Alright, enough ignoring the giant planet-sized Wookiee in the room: Maul and Ezra saw some very intriguing things in their quests for their deepest desires. Maul was curiously looking for hope, but what exactly was he hoping for? The return of Talzin, his mother (who is mostly dead, besides a little piece of her residing in him, as seen in the Son of Dathomir comics)? Or the hope for revenge against his mortal enemy, Obi-Wan? Judging from this seasons’ trailers including clips of the green mist associated with Nightsister magick in action, I wouldn’t be too shocked we go down that lane and the possibility of Talzin’s return (or at least him gaining Talzin’s level of power with her magick).
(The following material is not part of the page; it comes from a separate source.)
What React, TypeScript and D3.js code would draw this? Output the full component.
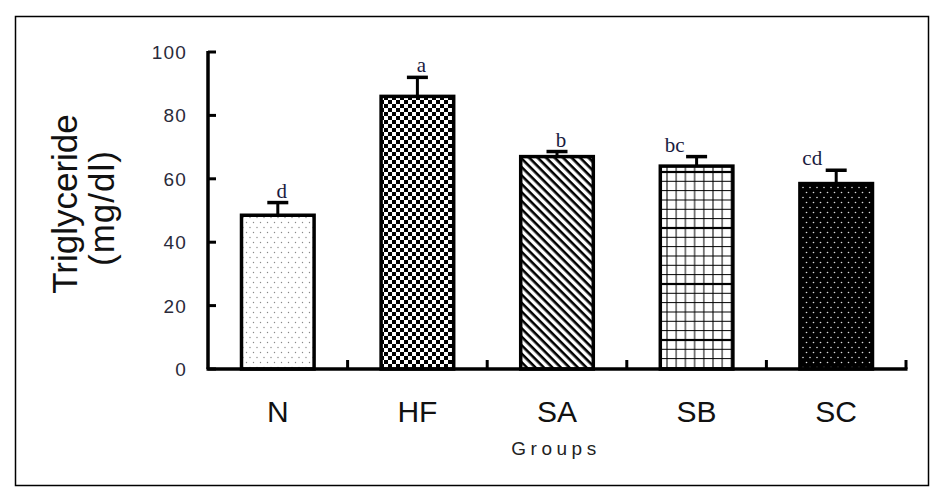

But this episode certainly seems to suggest he might just get to attempt his revenge too, as there’s little doubt his mumbling of, “He lives,” when leaving the station is in reference to Obi-Wan. This is a pretty damn huge reveal to have in only the second episode of the season and though I feel like it’ll be a while before we venture down this storyline, it’s certainly going to dominate the overall season. Could we get a rematch and Maul is finally laid to rest? Or can the crew cut him down before he ever gets that far? On the flipside of the holocron merger tidbits, Ezra’s quest for the destruction of the Sith leads him to see twin suns (yes, the hint is Tatooine but it’s not the only planet with twin suns), among many other planets and places he’s unfamiliar with (convenient, am I right?), but it’s possible the way these mergers work is that they both get the same answer despite different questions but only see their side of the answer. If it takes two to merge, then it must take two to understand, fulfill, and/or act on what they see, meaning these two will likely be drawn to one another to learn more about their side to their answer.
I’m definitely left pondering if I want either of their vague knowledge to have answers, because resolution of their visions means Maul might battle with Obi-Wan again while the crew of the Ghost might get tangled up with it in the process/be THIS close to Luke Skywalker. However, I don’t think it’ll ever go as far as have them be involved in some incident just outside the Lars’ homestead, but this certainly is giving us a hint at what this season’s endgame might be, which I’m guessing might include the crew attempting to stop Maul from visiting one of the planets Ezra saw so that he doesn’t mess with said planet’s unexplained potential to help destroy the Sith (thus inadvertently allowing events from the original trilogy to proceed as we all know them). Likewise, this could hint at the series’ endgame too, specifically why Kanan and Ezra are seemingly not around during the original trilogy period, as they might learn the danger they pose with all their meddling to the destiny of the one actually responsible for destroying the Sith. In the end, their contribution would just be a footnote in a larger web of fate the Force has weaved for everyone. If that means they have to learn from Obi-Wan that their meddling could ruin Luke’s destiny (without ever actually learning about Luke), possibly after they help him defeat Maul, I might be okay with that. So either this is a sign of just potential things to come this season or the start of answers for big series questions like the fates of these characters. Either way, I’m ready to go down this sarlacc hole to see where it leads.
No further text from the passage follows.